* [What the task requires]: Print exactly the lines from the first one down to the line containing "-16, -25, -33];", both ends included, with no pictures and nothing else.

* [Material provided]:
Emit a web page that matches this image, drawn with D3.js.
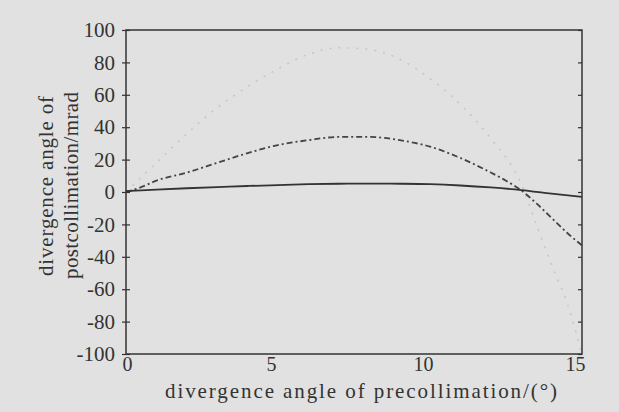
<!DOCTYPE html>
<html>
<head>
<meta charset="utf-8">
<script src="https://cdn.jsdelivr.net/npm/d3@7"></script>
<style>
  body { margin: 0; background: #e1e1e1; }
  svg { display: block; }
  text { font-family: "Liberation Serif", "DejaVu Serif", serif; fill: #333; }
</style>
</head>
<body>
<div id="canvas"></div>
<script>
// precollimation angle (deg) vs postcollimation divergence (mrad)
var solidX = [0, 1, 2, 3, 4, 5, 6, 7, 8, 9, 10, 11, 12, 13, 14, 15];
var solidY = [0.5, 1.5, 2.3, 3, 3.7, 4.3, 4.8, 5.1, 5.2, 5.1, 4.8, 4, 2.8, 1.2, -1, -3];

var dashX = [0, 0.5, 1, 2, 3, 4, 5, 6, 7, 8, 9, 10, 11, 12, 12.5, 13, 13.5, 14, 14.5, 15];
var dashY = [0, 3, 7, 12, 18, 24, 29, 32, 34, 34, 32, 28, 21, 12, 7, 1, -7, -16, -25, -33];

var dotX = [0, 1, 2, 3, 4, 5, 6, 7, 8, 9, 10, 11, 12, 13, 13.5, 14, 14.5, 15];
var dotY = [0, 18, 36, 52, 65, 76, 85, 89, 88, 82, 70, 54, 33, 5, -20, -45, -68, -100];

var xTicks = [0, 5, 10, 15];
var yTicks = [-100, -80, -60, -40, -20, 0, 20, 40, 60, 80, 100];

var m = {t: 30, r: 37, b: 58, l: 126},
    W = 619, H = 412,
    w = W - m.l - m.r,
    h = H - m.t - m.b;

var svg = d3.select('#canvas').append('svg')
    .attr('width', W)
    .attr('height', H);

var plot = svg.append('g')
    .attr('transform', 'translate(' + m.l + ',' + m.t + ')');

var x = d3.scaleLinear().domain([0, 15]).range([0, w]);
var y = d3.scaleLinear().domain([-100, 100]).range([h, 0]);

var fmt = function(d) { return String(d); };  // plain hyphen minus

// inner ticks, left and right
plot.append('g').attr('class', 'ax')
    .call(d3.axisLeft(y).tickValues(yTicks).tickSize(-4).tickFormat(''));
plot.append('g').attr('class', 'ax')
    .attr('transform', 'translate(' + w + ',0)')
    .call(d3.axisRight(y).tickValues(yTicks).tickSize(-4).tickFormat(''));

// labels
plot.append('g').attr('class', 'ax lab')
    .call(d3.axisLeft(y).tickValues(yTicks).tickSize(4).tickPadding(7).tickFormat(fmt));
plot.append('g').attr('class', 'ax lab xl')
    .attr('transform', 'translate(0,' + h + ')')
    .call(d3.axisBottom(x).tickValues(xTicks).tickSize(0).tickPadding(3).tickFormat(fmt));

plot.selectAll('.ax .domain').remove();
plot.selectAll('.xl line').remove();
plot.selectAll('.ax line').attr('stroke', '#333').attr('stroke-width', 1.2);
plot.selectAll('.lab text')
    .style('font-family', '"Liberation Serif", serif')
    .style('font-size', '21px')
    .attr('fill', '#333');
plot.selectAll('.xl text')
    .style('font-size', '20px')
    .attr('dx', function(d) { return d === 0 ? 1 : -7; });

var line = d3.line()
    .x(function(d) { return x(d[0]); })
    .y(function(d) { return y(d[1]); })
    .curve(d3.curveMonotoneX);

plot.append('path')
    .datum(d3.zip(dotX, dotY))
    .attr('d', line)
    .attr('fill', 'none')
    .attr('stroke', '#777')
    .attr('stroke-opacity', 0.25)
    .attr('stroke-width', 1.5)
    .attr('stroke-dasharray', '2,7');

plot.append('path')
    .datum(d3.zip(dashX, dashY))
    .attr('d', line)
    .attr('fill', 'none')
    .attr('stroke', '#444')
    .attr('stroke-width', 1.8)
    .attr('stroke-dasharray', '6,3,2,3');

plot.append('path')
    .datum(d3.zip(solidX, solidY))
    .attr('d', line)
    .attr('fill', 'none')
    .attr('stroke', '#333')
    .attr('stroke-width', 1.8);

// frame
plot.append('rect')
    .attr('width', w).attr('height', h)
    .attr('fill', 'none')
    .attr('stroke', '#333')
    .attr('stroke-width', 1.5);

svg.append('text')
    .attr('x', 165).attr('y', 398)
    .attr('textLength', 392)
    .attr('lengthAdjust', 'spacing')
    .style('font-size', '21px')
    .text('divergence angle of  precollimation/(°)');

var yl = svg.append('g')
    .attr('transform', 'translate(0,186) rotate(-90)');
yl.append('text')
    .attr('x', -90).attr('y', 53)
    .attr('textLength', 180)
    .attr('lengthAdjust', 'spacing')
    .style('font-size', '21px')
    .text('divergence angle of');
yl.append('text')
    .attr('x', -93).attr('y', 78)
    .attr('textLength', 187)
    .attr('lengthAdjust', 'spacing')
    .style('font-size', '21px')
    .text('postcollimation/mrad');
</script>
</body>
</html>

* [Solution]:
Emit a web page that matches this image, drawn with D3.js.
<!DOCTYPE html>
<html>
<head>
<meta charset="utf-8">
<script src="https://cdn.jsdelivr.net/npm/d3@7"></script>
<style>
  body { margin: 0; background: #e1e1e1; }
  svg { display: block; }
  text { font-family: "Liberation Serif", "DejaVu Serif", serif; fill: #333; }
</style>
</head>
<body>
<div id="canvas"></div>
<script>
// precollimation angle (deg) vs postcollimation divergence (mrad)
var solidX = [0, 1, 2, 3, 4, 5, 6, 7, 8, 9, 10, 11, 12, 13, 14, 15];
var solidY = [0.5, 1.5, 2.3, 3, 3.7, 4.3, 4.8, 5.1, 5.2, 5.1, 4.8, 4, 2.8, 1.2, -1, -3];

var dashX = [0, 0.5, 1, 2, 3, 4, 5, 6, 7, 8, 9, 10, 11, 12, 12.5, 13, 13.5, 14, 14.5, 15];
var dashY = [0, 3, 7, 12, 18, 24, 29, 32, 34, 34, 32, 28, 21, 12, 7, 1, -7, -16, -25, -33];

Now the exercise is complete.